▶ **WRITTEN EXERCISE**: Leave out every picture. Copy exactly the lines from the one holding "Convert this diagram to TikZ code." through the one holding "(8,425) -- (1153,425);".

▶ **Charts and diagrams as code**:
— begin —

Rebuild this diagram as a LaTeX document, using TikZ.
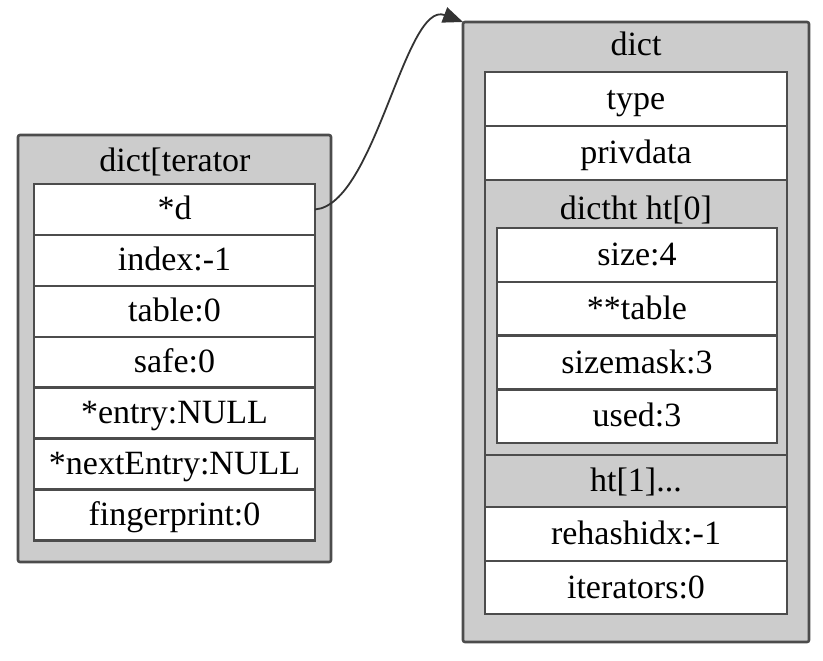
\documentclass[tikz,border=0pt]{standalone}
\usepackage{fontspec}
\setmainfont{Liberation Serif}
\usetikzlibrary{arrows.meta,positioning}

\begin{document}
\begin{tikzpicture}[
  x=0.5pt, y=-0.5pt,
  node distance=0pt,
  every node/.style={font=\fontsize{17}{20}\selectfont, inner sep=0pt, outer sep=0pt,
    text height=13.5pt, text depth=3pt},
  frame/.style={draw=black!70, line width=1.3pt, fill=gray!40, rounded corners=1pt},
  cell/.style={draw=black!70, line width=1.2pt, fill=white},
  lrow/.style={cell, minimum width=140.5pt, minimum height=25.45pt},
  rrow/.style={cell, minimum width=151pt, minimum height=27pt},
  hrow/.style={cell, minimum width=140pt, minimum height=26.9pt},
  grayrow/.style={rrow, fill=gray!40},
  arr/.style={-{Triangle[length=10pt,width=8pt]}, line width=0.9pt, draw=black!80},
]
\useasboundingbox (0,0) rectangle (823,660);

% dictIterator
\node[frame, minimum width=156.5pt, minimum height=213.5pt, anchor=north west] (iter) at (18,135) {};
\node (itertitle) at (175,161) {dict[terator};
\node[lrow, anchor=north west] (dptr) at (34,184) {*d};
\node[lrow, below=of dptr] (index) {index:-1};
\node[lrow, below=of index] (table) {table:0};
\node[lrow, below=of table] (safe) {safe:0};
\node[lrow, below=of safe] (entry) {*entry:NULL};
\node[lrow, below=of entry] (next) {*nextEntry:NULL};
\node[lrow, below=of next] (finger) {fingerprint:0};

% dict
\node[frame, minimum width=173pt, minimum height=310pt, anchor=north west] (dict) at (463,22) {};
\node (dicttitle) at (636,45) {dict};
\node[rrow, anchor=north west] (type) at (485,72) {type};
\node[rrow, below=of type] (priv) {privdata};
\node[grayrow, minimum height=137.5pt, below=of priv] (ht0) {};
\node (ht0title) at (636,209) {dictht ht[0]};
\node[hrow, anchor=north] (size) at (637,228) {size:4};
\node[hrow, below=of size] (htable) {**table};
\node[hrow, below=of htable] (mask) {sizemask:3};
\node[hrow, below=of mask] (used) {used:3};
\node[grayrow, minimum height=26pt, below=of ht0] (ht1) {ht[1]...};
\node[rrow, below=of ht1] (rehash) {rehashidx:-1};
\node[rrow, minimum height=26.5pt, below=of rehash] (iters) {iterators:0};

\draw[arr] (dptr.east) .. controls (375,205) and (405,0) .. (dict.north west);
\end{tikzpicture}
\end{document}
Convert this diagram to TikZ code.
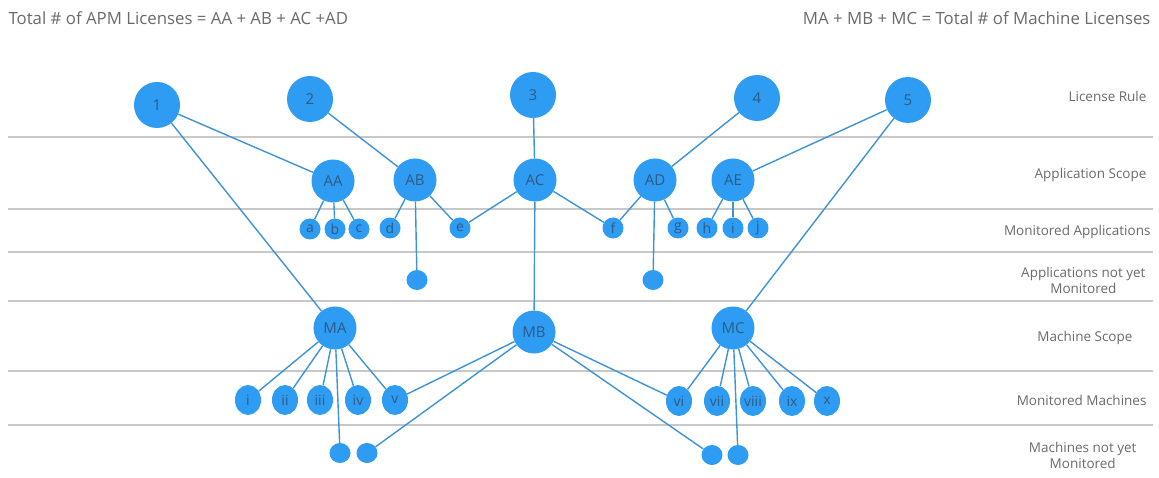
\documentclass[tikz,border=0pt]{standalone}
\usepackage{fontspec}
\setmainfont{Open Sans}
\usetikzlibrary{shapes.geometric}

\definecolor{kreis}{HTML}{2E9CF2}
\definecolor{kante}{HTML}{3C93D6}
\definecolor{schrift}{HTML}{2F5A85}
\definecolor{linie}{HTML}{C8C8C8}
\definecolor{grautext}{HTML}{6A6A6A}

\begin{document}
\begin{tikzpicture}[x=1pt,y=-1pt,
		regel/.style={circle,fill=kreis,minimum size=46pt,inner sep=0pt,text=schrift,font=\fontsize{15}{15}\selectfont},
		bereich/.style={circle,fill=kreis,minimum size=43pt,inner sep=0pt,text=schrift,font=\fontsize{15}{15}\selectfont},
		klein/.style={circle,fill=kreis,minimum size=21pt,inner sep=0pt,text=schrift,font=\fontsize{14}{14}\selectfont},
		maschine/.style={ellipse,fill=kreis,minimum width=26pt,minimum height=30pt,inner sep=0pt,text=schrift,font=\fontsize{14}{14}\selectfont},
		offen/.style={ellipse,fill=kreis,minimum width=21pt,minimum height=20pt,inner sep=0pt},
		verbindung/.style={draw=kante,line width=1.4pt},
		trenner/.style={draw=linie,line width=1.6pt},
		ebene/.style={anchor=east,align=center,text=grautext,font=\fontsize{13.5}{16}\selectfont},
		kopf/.style={text=grautext,font=\fontsize{16.8}{17}\selectfont}]
	\useasboundingbox (0,0) rectangle (1159,478);

	% Kopfzeile
	\node[kopf,anchor=west] (summeA) at (5,18) {Total \# of APM Licenses = AA + AB + AC +AD};
	\node[kopf,anchor=east] (summeM) at (1154,18) {MA + MB + MC = Total \# of Machine Licenses};

	% Trennlinien
	\draw[trenner] (8,137) -- (1153,137);
	\draw[trenner] (8,209) -- (1153,209);
	\draw[trenner] (8,252) -- (1153,252);
	\draw[trenner] (8,301) -- (1153,301);
	\draw[trenner] (8,371) -- (1153,371);
	\draw[trenner] (8,425) -- (1153,425);

	% Ebenen
	\node[ebene] (lRegel) at (1150,96) {License Rule};
	\node[ebene] (lAnw) at (1150,175) {Application Scope};
	\node[ebene] (lMonA) at (1154,232) {Monitored Applications};
	\node[ebene] (lOffenA) at (1149,280) {Applications not yet\\Monitored};
	\node[ebene] (lMasch) at (1136,338) {Machine Scope};
	\node[ebene] (lMonM) at (1150,400) {Monitored Machines};
	\node[ebene] (lOffenM) at (1140,455) {Machines not yet\\Monitored};

	% Lizenzregeln
	\node[regel] (r1) at (157,105) {1};
	\node[regel] (r2) at (310,99) {2};
	\node[regel] (r3) at (533,95) {3};
	\node[regel] (r4) at (757,98) {4};
	\node[regel] (r5) at (908,100) {5};

	% Anwendungen
	\node[bereich] (AA) at (333,181) {AA};
	\node[bereich] (AB) at (415,180) {AB};
	\node[bereich] (AC) at (535,180) {AC};
	\node[bereich] (AD) at (655,180) {AD};
	\node[bereich] (AE) at (733,180) {AE};

	\node[klein] (a) at (310,229) {a};
	\node[klein] (b) at (335,229) {b};
	\node[klein] (c) at (359,229) {c};
	\node[klein] (d) at (390,228) {d};
	\node[klein] (e) at (460,228) {e};
	\node[klein] (f) at (613,228) {f};
	\node[klein] (g) at (678,228) {g};
	\node[klein] (h) at (707,228) {h};
	\node[klein] (i) at (733,228) {i};
	\node[klein] (j) at (758,228) {j};

	\node[offen] (nB) at (417,280) {};
	\node[offen] (nD) at (653,280) {};

	% Maschinen
	\node[bereich] (MA) at (335,328) {MA};
	\node[bereich] (MB) at (534,332) {MB};
	\node[bereich] (MC) at (733,328) {MC};

	\node[maschine] (m1) at (248,400) {i};
	\node[maschine] (m2) at (285,400) {ii};
	\node[maschine] (m3) at (320,400) {iii};
	\node[maschine] (m4) at (358,400) {iv};
	\node[maschine] (m5) at (395,400) {v};
	\node[maschine] (m6) at (679,401) {vi};
	\node[maschine] (m7) at (717,401) {vii};
	\node[maschine] (m8) at (753,401) {viii};
	\node[maschine] (m9) at (792,401) {ix};
	\node[maschine] (m10) at (827,401) {x};

	\node[offen] (n1) at (340,453) {};
	\node[offen] (n2) at (367,453) {};
	\node[offen] (n3) at (712,455) {};
	\node[offen] (n4) at (738,455) {};

	% Verbindungen Lizenzregeln
	\draw[verbindung] (r1) -- (AA);
	\draw[verbindung] (r1) -- (MA);
	\draw[verbindung] (r2) -- (AB);
	\draw[verbindung] (r3) -- (AC);
	\draw[verbindung] (r4) -- (AD);
	\draw[verbindung] (r5) -- (AE);
	\draw[verbindung] (r5) -- (MC);

	% Verbindungen Anwendungen
	\draw[verbindung] (AA) -- (a);
	\draw[verbindung] (AA) -- (b);
	\draw[verbindung] (AA) -- (c);
	\draw[verbindung] (AB) -- (d);
	\draw[verbindung] (AB) -- (e);
	\draw[verbindung] (AB) -- (nB);
	\draw[verbindung] (AC) -- (e);
	\draw[verbindung] (AC) -- (f);
	\draw[verbindung] (AC) -- (MB);
	\draw[verbindung] (AD) -- (f);
	\draw[verbindung] (AD) -- (g);
	\draw[verbindung] (AD) -- (nD);
	\draw[verbindung] (AE) -- (h);
	\draw[verbindung] (AE) -- (i);
	\draw[verbindung] (AE) -- (j);

	% Verbindungen Maschinen
	\draw[verbindung] (MA) -- (m1);
	\draw[verbindung] (MA) -- (m2);
	\draw[verbindung] (MA) -- (m3);
	\draw[verbindung] (MA) -- (m4);
	\draw[verbindung] (MA) -- (m5);
	\draw[verbindung] (MA) -- (n1);
	\draw[verbindung] (MB) -- (m5);
	\draw[verbindung] (MB) -- (n2);
	\draw[verbindung] (MB) -- (m6);
	\draw[verbindung] (MB) -- (n3);
	\draw[verbindung] (MC) -- (m6);
	\draw[verbindung] (MC) -- (m7);
	\draw[verbindung] (MC) -- (m8);
	\draw[verbindung] (MC) -- (m9);
	\draw[verbindung] (MC) -- (m10);
	\draw[verbindung] (MC) -- (n4);

\end{tikzpicture}
\end{document}
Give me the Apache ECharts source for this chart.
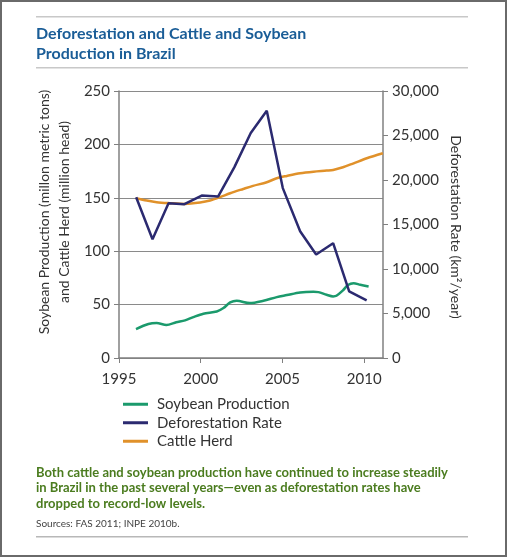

— end —

▶ **OUTPUT OF THE EXERCISE**:
Convert this diagram to TikZ code.
\documentclass[tikz,border=0pt]{standalone}
\usepackage{fontspec}
\setmainfont{Open Sans}
\usetikzlibrary{shapes.geometric}

\definecolor{kreis}{HTML}{2E9CF2}
\definecolor{kante}{HTML}{3C93D6}
\definecolor{schrift}{HTML}{2F5A85}
\definecolor{linie}{HTML}{C8C8C8}
\definecolor{grautext}{HTML}{6A6A6A}

\begin{document}
\begin{tikzpicture}[x=1pt,y=-1pt,
		regel/.style={circle,fill=kreis,minimum size=46pt,inner sep=0pt,text=schrift,font=\fontsize{15}{15}\selectfont},
		bereich/.style={circle,fill=kreis,minimum size=43pt,inner sep=0pt,text=schrift,font=\fontsize{15}{15}\selectfont},
		klein/.style={circle,fill=kreis,minimum size=21pt,inner sep=0pt,text=schrift,font=\fontsize{14}{14}\selectfont},
		maschine/.style={ellipse,fill=kreis,minimum width=26pt,minimum height=30pt,inner sep=0pt,text=schrift,font=\fontsize{14}{14}\selectfont},
		offen/.style={ellipse,fill=kreis,minimum width=21pt,minimum height=20pt,inner sep=0pt},
		verbindung/.style={draw=kante,line width=1.4pt},
		trenner/.style={draw=linie,line width=1.6pt},
		ebene/.style={anchor=east,align=center,text=grautext,font=\fontsize{13.5}{16}\selectfont},
		kopf/.style={text=grautext,font=\fontsize{16.8}{17}\selectfont}]
	\useasboundingbox (0,0) rectangle (1159,478);

	% Kopfzeile
	\node[kopf,anchor=west] (summeA) at (5,18) {Total \# of APM Licenses = AA + AB + AC +AD};
	\node[kopf,anchor=east] (summeM) at (1154,18) {MA + MB + MC = Total \# of Machine Licenses};

	% Trennlinien
	\draw[trenner] (8,137) -- (1153,137);
	\draw[trenner] (8,209) -- (1153,209);
	\draw[trenner] (8,252) -- (1153,252);
	\draw[trenner] (8,301) -- (1153,301);
	\draw[trenner] (8,371) -- (1153,371);
	\draw[trenner] (8,425) -- (1153,425);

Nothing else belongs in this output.